We are new to the site, 2004 28rss. Love the outback was looking at updating to a 29fbhs or 31rqs decided to save the money. Great web site! We look forward to many of hours on outbackers. Joel and Patti 2 daughters 3 and 5 and a new puppie.


----------



## Fire44 (Mar 6, 2005)

Welcome to the group. You will find that if you ask a question you will get an answer!!! Post often and help when you can.

Check out the rallys that are posted on the site for one that is in your area!

Gary


----------



## Highlander96 (Mar 1, 2005)

Welcome!!!!!!!!

Happy Outbacking!

Tim action


----------



## HootBob (Apr 26, 2004)

Welcome ONEGUY&3GIRLS to the Outback Family
Glad to have you with us
And post away

Don action


----------



## shake1969 (Sep 21, 2004)

Welcome to the fold! Hope you find Outbackers as enjoyable as I do. Don't worry about asking dumb questions, I already have!

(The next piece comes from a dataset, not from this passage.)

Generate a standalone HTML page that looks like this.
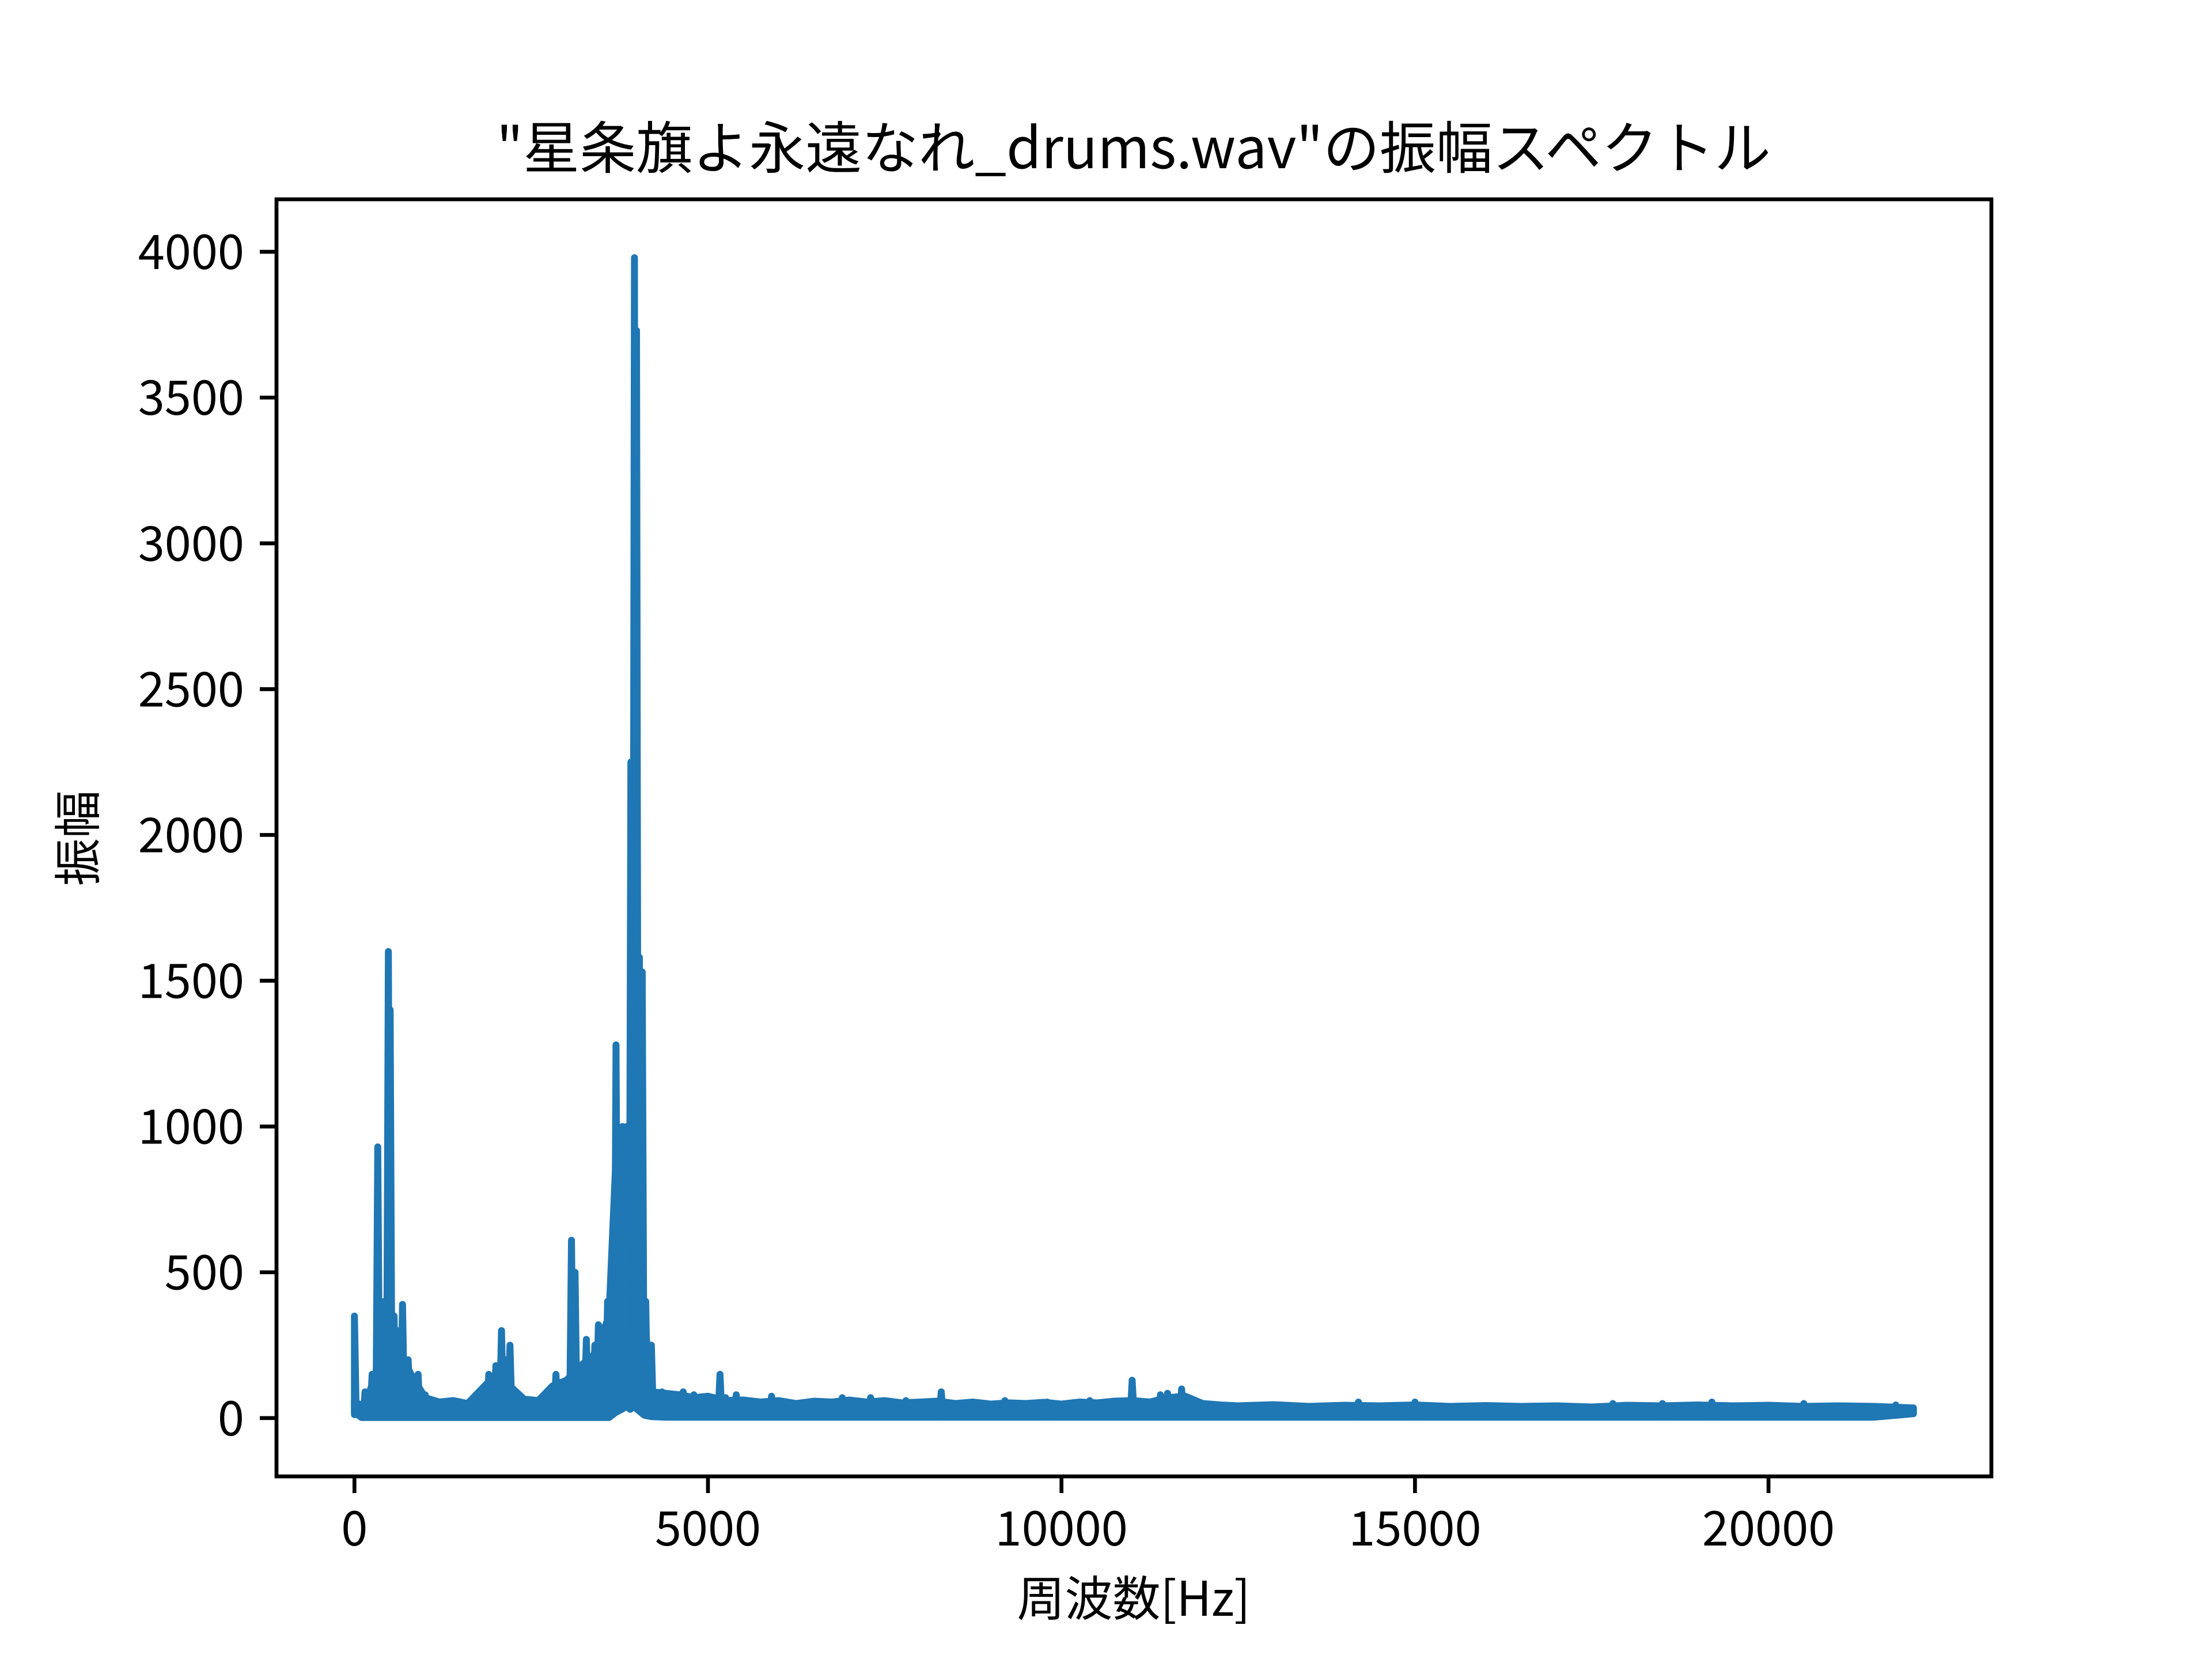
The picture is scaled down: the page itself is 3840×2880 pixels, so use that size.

Make sure you put in where you're from, and where you're going! We'd like to know.

Enjoy!


----------



## old_tidefan (Nov 23, 2005)

Welcome to the site! action

These guys (still not including myself here) have endless knowledge about all aspects of camping and especially the Outback!

Have Fun.


----------



## PDX_Doug (Nov 16, 2004)

action *Welcome to Outbackers, ONEGUY&3GIRLS!* action

I'm glad you found us!









Happy Trails,
Doug


----------



## Y-Guy (Jan 30, 2004)

Welcome & Congratulations!


----------



## nynethead (Sep 23, 2005)

Welcome to the site and congrats on choosing the Outback


----------



## mswalt (Sep 14, 2004)

ONEGUY&3GIRLS,

Welcome to Outbackers and your new TT.

You'll love it.

BTW, you got a pizza place, too?









Mark


----------



## summergames84 (Mar 6, 2004)

Congrats on joining the Outbacker family!


----------



## nonny (Aug 14, 2005)

So glad to have you. Post often and enjoy!


----------



## drobe5150 (Jan 21, 2005)

welcome to outbackers action 
& congrats on the new (used) 28rss









darrel


----------



## schrade (May 5, 2005)

Hey about time you found this site


----------



## zoomzoom8 (Nov 8, 2005)

Congrats! Post often and sign up for some rally's!


----------



## Oregon_Camper (Sep 13, 2004)

Welcome...Welcome...Welcome...

Glad you found us! Feel free to post any question.


----------